US Immigration Policy. Now With More AIDS

One of the biggest problems with our government today is there are so many people, who want to do so many things that defy all common sense, that incredibly stupid ideas can become law without ever hitting the public’s radar. For example,

After more than two decades on the books, a little-known yet strictly enforced federal law barring foreigners with HIV or AIDS from entering the country is on its way out.

Tucked in a bill pledging $48 billion to combat the disease, signed into law by President Bush last week, was language stripping the provision from federal immigration law.

But that change didn’t fully lift the entry ban on visitors with HIV or AIDS, which applies whether they’re on tourist jaunts or seeking longer stays. The secretary of the Department of Health and Human Services still needs to delete HIV from the agency’s list of “communicable diseases of public health significance,” which includes tuberculosis, gonorrhea and leprosy.

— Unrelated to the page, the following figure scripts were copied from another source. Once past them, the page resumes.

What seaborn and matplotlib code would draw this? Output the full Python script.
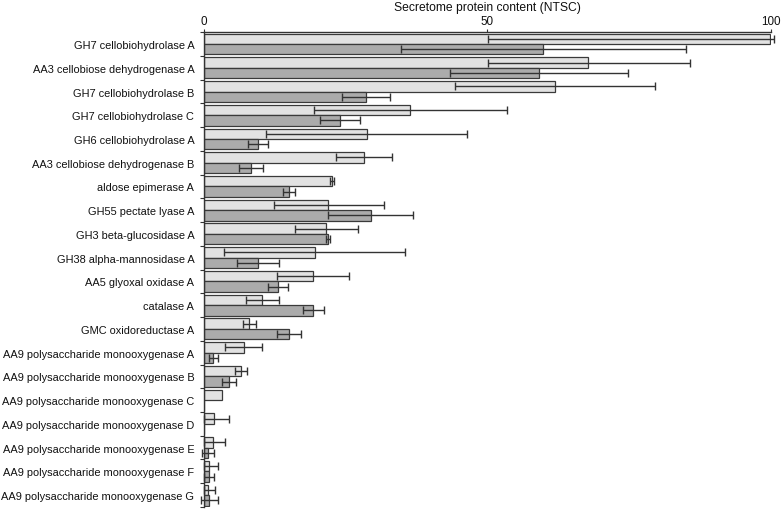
import numpy as np
import pandas as pd
import matplotlib
matplotlib.use("Agg")
import matplotlib.pyplot as plt
import seaborn as sns

categories = [
    "GH7 cellobiohydrolase A",
    "AA3 cellobiose dehydrogenase A",
    "GH7 cellobiohydrolase B",
    "GH7 cellobiohydrolase C",
    "GH6 cellobiohydrolase A",
    "AA3 cellobiose dehydrogenase B",
    "aldose epimerase A",
    "GH55 pectate lyase A",
    "GH3 beta-glucosidase A",
    "GH38 alpha-mannosidase A",
    "AA5 glyoxal oxidase A",
    "catalase A",
    "GMC oxidoreductase A",
    "AA9 polysaccharide monooxygenase A",
    "AA9 polysaccharide monooxygenase B",
    "AA9 polysaccharide monooxygenase C",
    "AA9 polysaccharide monooxygenase D",
    "AA9 polysaccharide monooxygenase E",
    "AA9 polysaccharide monooxygenase F",
    "AA9 polysaccharide monooxygenase G",
]

series_names = ["light", "dark"]

light_values = [99.9, 67.8, 61.9, 36.4, 28.8, 28.2, 22.6, 21.9, 21.5, 19.6,
                19.2, 10.3, 8.0, 7.0, 6.5, 3.1, 1.8, 1.6, 0.9, 0.7]
light_err_lo = [49.8, 17.7, 17.6, 16.9, 17.9, 4.9, 0.3, 9.6, 5.5, 16.1,
                6.4, 2.8, 1.1, 3.3, 1.1, 0.0, 1.8, 1.6, 0.9, 0.7]
light_err_hi = [0.6, 17.9, 17.6, 17.0, 17.6, 5.0, 0.3, 9.8, 5.7, 15.8,
                6.4, 2.9, 1.2, 3.2, 1.1, 0.0, 2.7, 2.1, 1.5, 1.2]

dark_values = [59.9, 59.1, 28.6, 24.0, 9.5, 8.3, 15.0, 29.4, 21.9, 9.5,
               13.1, 19.3, 15.0, 1.6, 4.4, 0.0, 0.0, 0.7, 0.9, 0.9]
dark_err = [25.2, 15.7, 4.3, 3.5, 1.8, 2.1, 1.1, 7.5, 0.3, 3.7,
            1.8, 1.8, 2.2, 0.8, 1.3, 0.0, 0.0, 1.1, 0.9, 1.5]

title = "Secretome protein content (NTSC)"
xticks = [0, 50, 100]

df = pd.DataFrame({
    "protein": categories * 2,
    "sample": [series_names[0]] * len(categories) + [series_names[1]] * len(categories),
    "value": light_values + dark_values,
})

sns.set_style("white")
plt.rcParams["font.family"] = ["Liberation Sans", "DejaVu Sans"]
plt.rcParams["text.color"] = "#111111"
plt.rcParams["axes.labelcolor"] = "#111111"
plt.rcParams["xtick.color"] = "#111111"
plt.rcParams["ytick.color"] = "#111111"

fig = plt.figure(figsize=(7.84, 5.10), dpi=100)
ax = fig.add_axes([0.2602, 0.004, 0.7228, 0.931])

sns.barplot(data=df, y="protein", x="value", hue="sample", order=categories,
            hue_order=series_names, palette=["#e2e2e2", "#ababab"],
            edgecolor="#3a3a3a", linewidth=0.9, width=0.88, errorbar=None,
            legend=False, ax=ax, orient="h")

err_sets = [(light_values, light_err_lo, light_err_hi),
            (dark_values, dark_err, dark_err)]
for cont, (vals, lo, hi) in zip(ax.containers, err_sets):
    for bar, v, l, h in zip(cont, vals, lo, hi):
        if l == 0 and h == 0:
            continue
        yc = bar.get_y() + bar.get_height() / 2
        ax.errorbar([v], [yc], xerr=[[l], [h]], fmt="none", ecolor="#333333",
                    elinewidth=1.0, capsize=2.6, capthick=1.0, clip_on=False)

n = len(categories)
ax.set_xlim(0, 100)
ax.set_ylim(n - 0.5, -0.5)
ax.xaxis.tick_top()
ax.xaxis.set_label_position("top")
ax.set_xticks(xticks)
ax.set_xticklabels([str(t) for t in xticks], fontsize=8.4)
ax.tick_params(axis="x", which="major", direction="out", length=2.5, width=0.8,
               pad=1.5, color="#333333")
ax.set_xlabel(title, fontsize=8.7, labelpad=3.2)
ax.set_ylabel("")
ax.tick_params(axis="y", which="major", length=0, pad=7, labelsize=7.9)
ax.set_yticks(np.arange(-0.5, n, 1.0), minor=True)
ax.tick_params(axis="y", which="minor", direction="out", length=3, width=0.8,
               color="#333333", left=True)

for s in ["right", "bottom"]:
    ax.spines[s].set_visible(False)
for s in ["top", "left"]:
    ax.spines[s].set_color("#333333")
    ax.spines[s].set_linewidth(1.0)

fig.savefig("out.png", dpi=100)
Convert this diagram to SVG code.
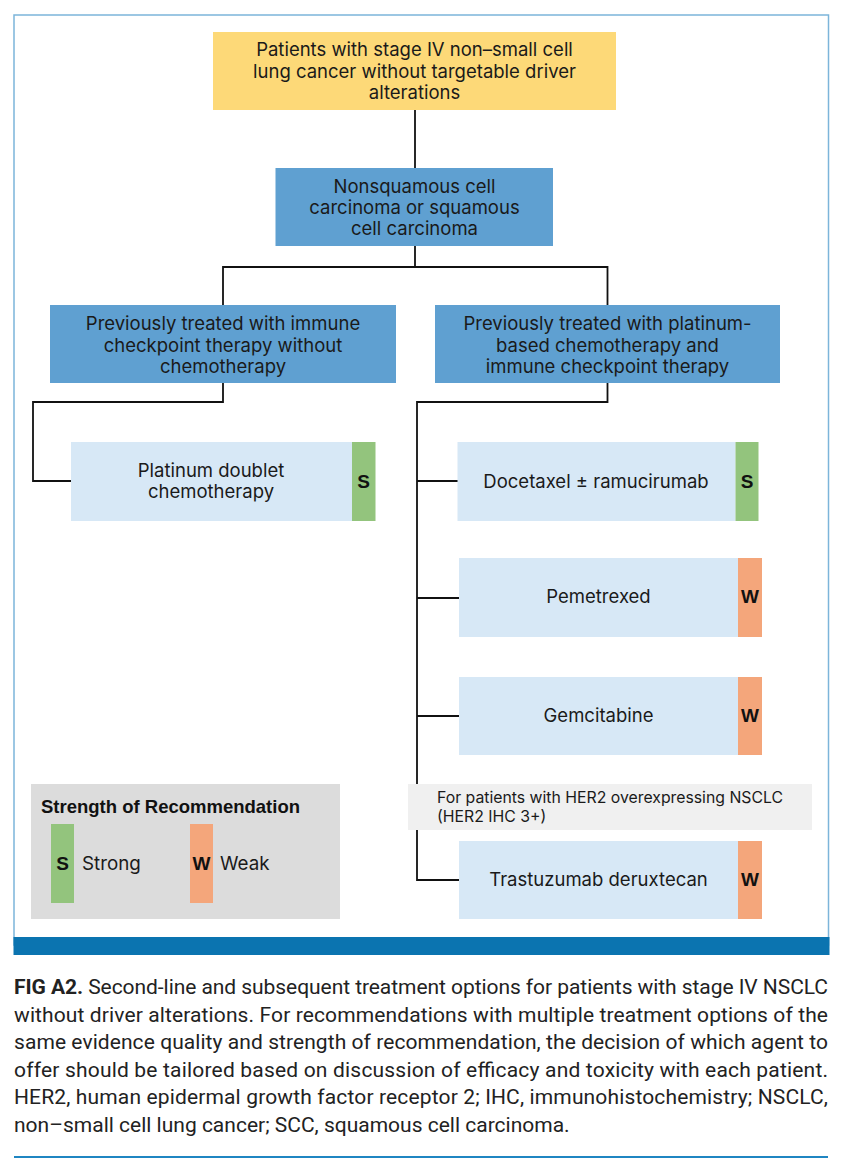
<svg xmlns="http://www.w3.org/2000/svg" width="852" height="1165" viewBox="0 0 852 1165">
<style>
.t{font-family:Inter,"Liberation Sans",Arial,sans-serif;font-size:18.5px;fill:#1a1a1a;text-anchor:middle}
.n{font-family:Inter,"Liberation Sans",Arial,sans-serif;font-size:15.8px;fill:#1a1a1a}
.b{font-family:"Liberation Sans",Arial,sans-serif;font-weight:bold;font-size:19px;fill:#111;text-anchor:middle}
.c{font-family:Roboto,"Liberation Sans",sans-serif;font-size:21px;fill:#222}
.yel{fill:#FDD978}
.blu{fill:#5FA0D1}
.lb{fill:#D7E8F6}
.grn{fill:#93C47D}
.org{fill:#F4A67B}
.conn{fill:none;stroke:#111;stroke-width:1.8}
</style>
<rect x="0" y="0" width="852" height="1165" fill="#fff"/>
<rect x="14" y="15" width="814.5" height="930" fill="#fff" stroke="#7CB5DA" stroke-width="1.5"/>
<rect x="13.5" y="937" width="816" height="18" fill="#0B74B0"/>

<g id="connectors">
<path class="conn" d="M415 110V168"/>
<path class="conn" d="M415 246V267M223 305V267H607.5V305"/>
<path class="conn" d="M223 383V402H33V481H71"/>
<path class="conn" d="M607.5 383V402H417V880H459"/>
<path class="conn" d="M417 481H458M417 598H459M417 716H459"/>
</g>

<g id="n1"><rect class="yel" x="213" y="32" width="403" height="78"/>
<text class="t" x="414.5" y="56">Patients with stage IV non–small cell</text>
<text class="t" x="414.5" y="77.5">lung cancer without targetable driver</text>
<text class="t" x="414.5" y="99">alterations</text></g>

<g id="n2"><rect class="blu" x="275.5" y="168" width="277.5" height="78"/>
<text class="t" x="414.5" y="193">Nonsquamous cell</text>
<text class="t" x="414.5" y="214">carcinoma or squamous</text>
<text class="t" x="414.5" y="235">cell carcinoma</text></g>

<g id="n3"><rect class="blu" x="50" y="305" width="346" height="78"/>
<text class="t" x="223" y="330">Previously treated with immune</text>
<text class="t" x="223" y="352">checkpoint therapy without</text>
<text class="t" x="223" y="373">chemotherapy</text></g>

<g id="n4"><rect class="blu" x="435" y="305" width="345" height="78"/>
<text class="t" x="607.5" y="330">Previously treated with platinum-</text>
<text class="t" x="607.5" y="352">based chemotherapy and</text>
<text class="t" x="607.5" y="373">immune checkpoint therapy</text></g>

<g id="n5"><rect class="lb" x="71" y="442" width="281" height="79"/>
<rect class="grn" x="352" y="442" width="23.5" height="79"/>
<text class="t" x="211" y="477">Platinum doublet</text>
<text class="t" x="211" y="498">chemotherapy</text>
<text class="b" x="363.5" y="488">S</text></g>

<g id="n6"><rect class="lb" x="457.5" y="442" width="278" height="79"/>
<rect class="grn" x="735.5" y="442" width="23" height="79"/>
<text class="t" x="596" y="488">Docetaxel ± ramucirumab</text>
<text class="b" x="747" y="488">S</text></g>

<g id="n7"><rect class="lb" x="459" y="558" width="279" height="79"/>
<rect class="org" x="738" y="558" width="24" height="79"/>
<text class="t" x="598.5" y="603">Pemetrexed</text>
<text class="b" x="750" y="603">W</text></g>

<g id="n8"><rect class="lb" x="459" y="677" width="279" height="78"/>
<rect class="org" x="738" y="677" width="24" height="78"/>
<text class="t" x="598.5" y="722">Gemcitabine</text>
<text class="b" x="750" y="722">W</text></g>

<g id="note"><rect x="408" y="784" width="404" height="46" fill="#F0F0F0"/>
<text class="n" x="437" y="803">For patients with HER2 overexpressing NSCLC</text>
<text class="n" x="437" y="821.5">(HER2 IHC 3+)</text></g>

<g id="n9"><rect class="lb" x="459" y="841" width="279" height="78"/>
<rect class="org" x="738" y="841" width="24" height="78"/>
<text class="t" x="598.5" y="886">Trastuzumab deruxtecan</text>
<text class="b" x="750" y="886">W</text></g>

<g id="legend"><rect x="31" y="784" width="309" height="135" fill="#DCDCDC"/>
<text x="41" y="813" font-family="Liberation Sans,Arial,sans-serif" font-weight="bold" font-size="18.5" fill="#111">Strength of Recommendation</text>
<rect class="grn" x="51" y="824" width="23" height="79"/>
<text class="b" x="62.5" y="870">S</text>
<text class="n" x="82" y="870" style="font-size:18.8px">Strong</text>
<rect class="org" x="190" y="824" width="23" height="79"/>
<text class="b" x="201.5" y="870">W</text>
<text class="n" x="220" y="870" style="font-size:18.8px">Weak</text></g>

<g id="caption">
<text class="c" x="14" y="994" textLength="814" lengthAdjust="spacing"><tspan font-weight="bold">FIG A2.</tspan>  Second-line and subsequent treatment options for patients with stage IV NSCLC</text>
<text class="c" x="14" y="1021.5" textLength="814" lengthAdjust="spacing">without driver alterations. For recommendations with multiple treatment options of the</text>
<text class="c" x="14" y="1049" textLength="814" lengthAdjust="spacing">same evidence quality and strength of recommendation, the decision of which agent to</text>
<text class="c" x="14" y="1076.5" textLength="814" lengthAdjust="spacing">offer should be tailored based on discussion of efficacy and toxicity with each patient.</text>
<text class="c" x="14" y="1104" textLength="814" lengthAdjust="spacing">HER2, human epidermal growth factor receptor 2; IHC, immunohistochemistry; NSCLC,</text>
<text class="c" x="14" y="1131.5">non–small cell lung cancer; SCC, squamous cell carcinoma.</text>
</g>
<line x1="14" y1="1157" x2="828" y2="1157" stroke="#1F86C2" stroke-width="2"/>
</svg>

An HHS spokeswoman declined to comment, noting administrators are still reviewing the new law. An April report from the Congressional Budget Office said that, based on information from HHS’ Centers for Disease Control and Prevention, HIV will be dropped from the list and new regulations will be in place in two years.

Both immigrant and HIV awareness advocates, however, say the toughest hurdle has been cleared, that the lifting of the immigration provision has been a long time coming — politics finally catching up with medical knowledge.

“Today everyone knows that you can’t get AIDS from sitting next to someone on an airplane or sharing a bathroom — American policy should reflect this,” said Victoria Neilson, legal director of Immigration Equality, a New York-based advocacy group that has led a years-long campaign against the ban.

In San Antonio, people in the HIV/AIDS community welcomed the new law, but noted that plenty of people here had already circumvented the travel ban, since the area has been a long-standing destination for unauthorized immigrants.

Jan Patterson, an infectious disease specialist in San Antonio, agreed that the ban has no scientific underpinning.

When HIV first surfaced, researchers didn’t know how it was transmitted, but it has long been widely known that HIV is not easily contracted and that even people with full-blown AIDS can live for a long time, said Patterson, who has taught for 15 years at the University of Texas Health Science Center.

Let me tell you what more immigrants with AIDS coming to America means: it means more Americans getting AIDS from them and more American tax dollars being used to treat them.

Yes, it is correct that nobody is going to get AIDS from sitting beside of someone who has it in an airplane, but they can unknowingly get it from them by having sex with them or sharing a needle — and just wait, because eventually, some immigrant with AIDS will get into the gay scene in San Francisco or hook up with a bunch of heroin addicts in Berkeley and they’ll end up being the source of hundreds of infections. Then, the media will report it — or maybe they won’t, remember John Edwards — and then what? What do you say to the families of the people who get AIDS from an immigrant because of this policy? Sorry your daughter has a death sentence hanging over her head, but we didn’t want to hurt the feelings of Brazilians with AIDS?

The problem here is that the politicians have gotten so caught up in political correctness and have forgotten the very first rule of immigrant policy: that is, the purpose of allowing immigrants into the United States in the first place is to benefit the people who are already here.